According to the Washington Examiner, couple were identified as Manuel and Patricia Oliver. Their son, Joaquin, was one of 17 people killed by a lone teen who had been a student at the high school. The Valentine’s Day attack ignited a national protest movement, “March For Our Lives,” which was quickly appropriated by the gun control lobby.
The disruption occurred after some two hours of testimony by the four-member panel, which included Alex Bosco, founder and inventor of the Stabilizing Brace; Amy Swearer, senior legal fellow at the Heritage Foundation; Rob Wilcox, federal legal director at Everytown for Gun Safety, and Matthew Larosiere, a partner at the Zermay-Larosiere Law Group and adjunct scholar of law and policy for the Second Amendment Foundation. (Click on each witness’s name to read their submitted statements.)
Patricia Oliver allegedly accused the Republicans of being responsible for her son’s death, and Manuel Oliver allegedly yelled, “All of you are full of s—t.”
The hearing lasted into the early afternoon and, following a lengthy lunchtime recess, reconvened for only a short time before Fallon adjourned.

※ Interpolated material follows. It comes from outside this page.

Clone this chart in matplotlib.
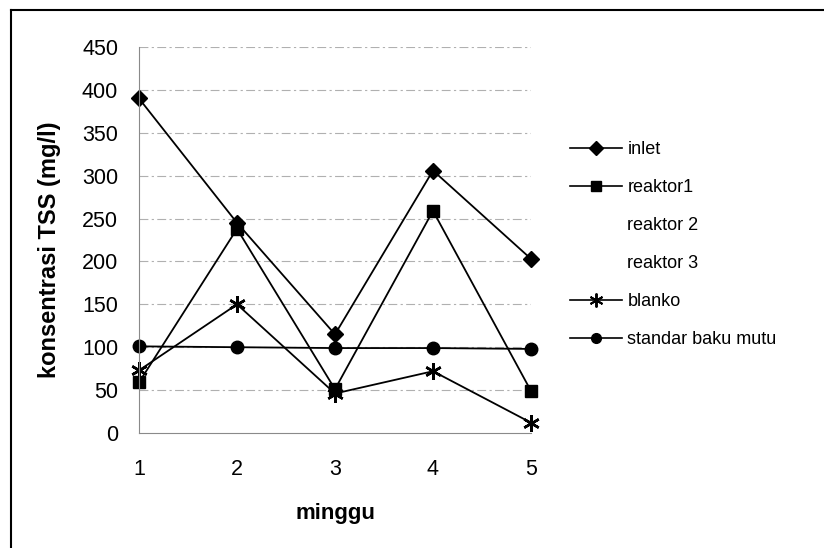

Under questioning, Bosco told the committee the ATF’s complete reversal on stabilizing braces could conceivably turn millions of law-abiding gun owners into felons, an assertion supported by Swearer, who is considered an expert on constitutional matters relating to the Second Amendment. Bosco also said the change in rules, which had allowed pistol braces for more than a decade without problem, would probably put him out of business.
Wilcox, meanwhile, repeatedly insisted the ATF is doing a necessary job of enforcing gun laws and assuring compliance by industry and retail gun dealers.
Democrats on the committee tried to spin the hearing into a matter of protecting children by enforcing gun control laws.
Republicans repeatedly noted that it is the responsibility of Congress, not a federal agency, to establish laws. Bosco and Swearer both noted in reaction to questions from different Republican committee members that Congress did not pass any legislation specifically about pistol braces.